Brain research is a relatively new topic for me as a teacher. I do know about the multiple levels of intelligence and that learning must being meaningful to students for them to be engaged. Reading this blog and others, about the importance of engaging not only our brains, but our bodies has been beneficial for me as an educator. I do try to incorporate several different strategies when teaching a new skill, including movement, hands-on activities, and music. This is one way to bring the focus back on the individual learner rather than the 'standardized' learner our government is focused on.

Kelly Raimondi's picture
Anonymous (not verified)

Brain research is also a new topic for me as a teacher. The strategies mentioned to engage the body and brain (Sheltered instruction and Total Physical Response) should definitely be evident in every classroom where there is "good" teaching going on.
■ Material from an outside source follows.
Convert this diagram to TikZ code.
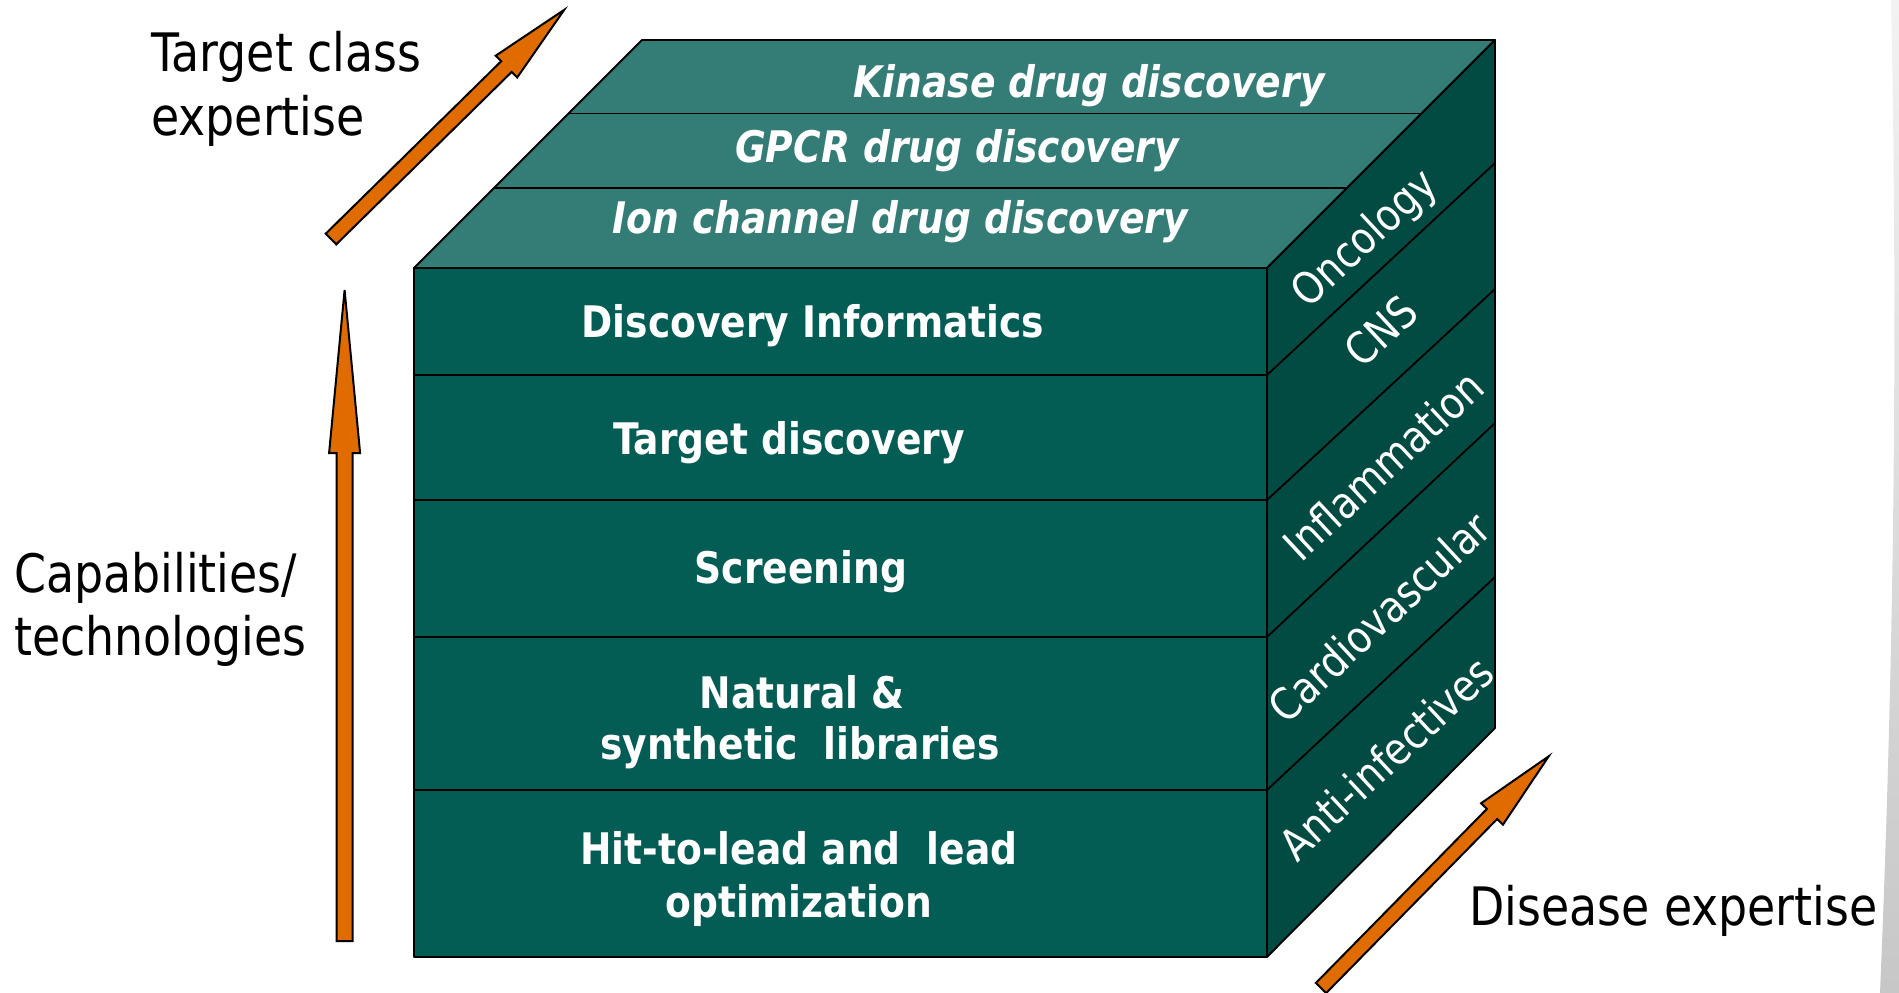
\documentclass[tikz,border=0pt]{standalone}
\usepackage{fontspec}
\setmainfont{DejaVu Sans}[FakeStretch=0.865]
\definecolor{frontc}{RGB}{3,93,85}
\definecolor{topc}{RGB}{52,125,118}
\definecolor{sidec}{RGB}{2,75,66}
\definecolor{arrowc}{RGB}{224,108,0}
\newcommand\blockarrow[6]{%
  \begin{scope}[shift={#1}, rotate=#2]
    \draw[blockarr] (0,-#4) -- ({#3-#6},-#4) -- ({#3-#6},-#5) -- (#3,0) -- ({#3-#6},#5) -- ({#3-#6},#4) -- (0,#4) -- cycle;
  \end{scope}}
\begin{document}
\begin{tikzpicture}[x=1pt,y=-1pt,
  face/.style={draw=black, line width=1.8pt, line join=round},
  divline/.style={draw=black, line width=1.8pt},
  blockarr/.style={draw=black, fill=arrowc, line width=2pt, line join=miter},
  lbl/.style={anchor=base west, inner sep=0pt, text=black, font=\fontsize{53}{64}\selectfont},
  fronttxt/.style={anchor=base, inner sep=0pt, text=white, font=\fontsize{43.5}{52}\selectfont\bfseries},
  toptxt/.style={anchor=base, inner sep=0pt, text=white, font=\fontsize{43.5}{52}\selectfont\bfseries\itshape},
  sidetxt/.style={inner sep=0pt, text=white, rotate=43, font=\fontsize{44}{52}\selectfont}]
\useasboundingbox (0,0) rectangle (1899,993);
% page shadow at right edge
\shade[top color=black!5, bottom color=black!22] (1891,0) .. controls (1898,330) and (1894,660) .. (1880,993) -- (1899,993) -- (1899,0) -- cycle;
% cube corners
\coordinate (FTL) at (414,268);
\coordinate (FTR) at (1267,268);
\coordinate (FBL) at (414,957);
\coordinate (FBR) at (1267,957);
\coordinate (BTL) at (642,40);
\coordinate (BTR) at (1495,40);
\coordinate (BBR) at (1495,728);
% faces
\path[face, fill=frontc] (FTL) -- (FTR) -- (FBR) -- (FBL) -- cycle;
\path[face, fill=topc] (FTL) -- (BTL) -- (BTR) -- (FTR) -- cycle;
\path[face, fill=sidec] (FTR) -- (BTR) -- (BBR) -- (FBR) -- cycle;
% top dividers
\draw[divline] (568.5,113.5) -- (1421.5,113.5);
\draw[divline] (494,188) -- (1347,188);
% front dividers
\foreach \yy in {375,500,637,790} \draw[divline] (414,\yy) -- (1267,\yy);
% side dividers
\draw[divline] (1267,375) -- (1495,163);
\draw[divline] (1267,500) -- (1495,289);
\draw[divline] (1267,637) -- (1495,423);
\draw[divline] (1267,790) -- (1495,577);
% top texts
\node[toptxt] (kin) at (1089,97) {Kinase drug discovery};
\node[toptxt] (gpcr) at (957,162) {GPCR drug discovery};
\node[toptxt] (ion) at (900,233) {Ion channel drug discovery};
% front texts
\node[fronttxt] (di) at (813,337) {Discovery Informatics};
\node[fronttxt] (td) at (789,454) {Target discovery};
\node[fronttxt] (scr) at (801,583) {Screening};
\node[fronttxt] (nat1) at (802,708) {Natural \&};
\node[fronttxt] (nat2) at (800,759) {synthetic~ libraries};
\node[fronttxt] (hit1) at (799,864) {Hit-to-lead and~ lead};
\node[fronttxt] (hit2) at (799,917) {optimization};
% side texts
\node[sidetxt] (onc) at (1366,240) {Oncology};
\node[sidetxt] (cns) at (1381,331) {CNS};
\node[sidetxt] (inf) at (1383,465) {Inflammation};
\node[sidetxt] (car) at (1379,617) {Cardiovascular};
\node[sidetxt] (anti) at (1386,758) {Anti-infectives};
% outside labels
\node[lbl] (tc1) at (151,71) {Target class};
\node[lbl] (tc2) at (151,135) {expertise};
\node[lbl] (cap1) at (14,592) {Capabilities/};
\node[lbl] (cap2) at (14,655) {technologies};
\node[lbl] (dis) at (1469,925) {Disease expertise};
% block arrows
\blockarrow{(331,239)}{44.5}{327}{7.5}{15.3}{81}
\blockarrow{(344.6,941)}{90}{651}{8}{15.5}{163}
\blockarrow{(1321,988)}{45.5}{325}{7.2}{15.3}{81}
\end{tikzpicture}
\end{document}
I am aware of Bloom's Taxonomy and leep it in mind as I plan my lessons. Through my research on th brain I learned I am already using brain-compatible strategies. I make sure everyday that my classroom is conducive to learning. I always give my students the opportunity for hands-on learning using manipulatives, especially in math. I also use a lot of rhyme and music in my lessons daily. All of these strategies definitely help improve students memory and learning. They allow the students to take a more active role in their learning and they are loving it!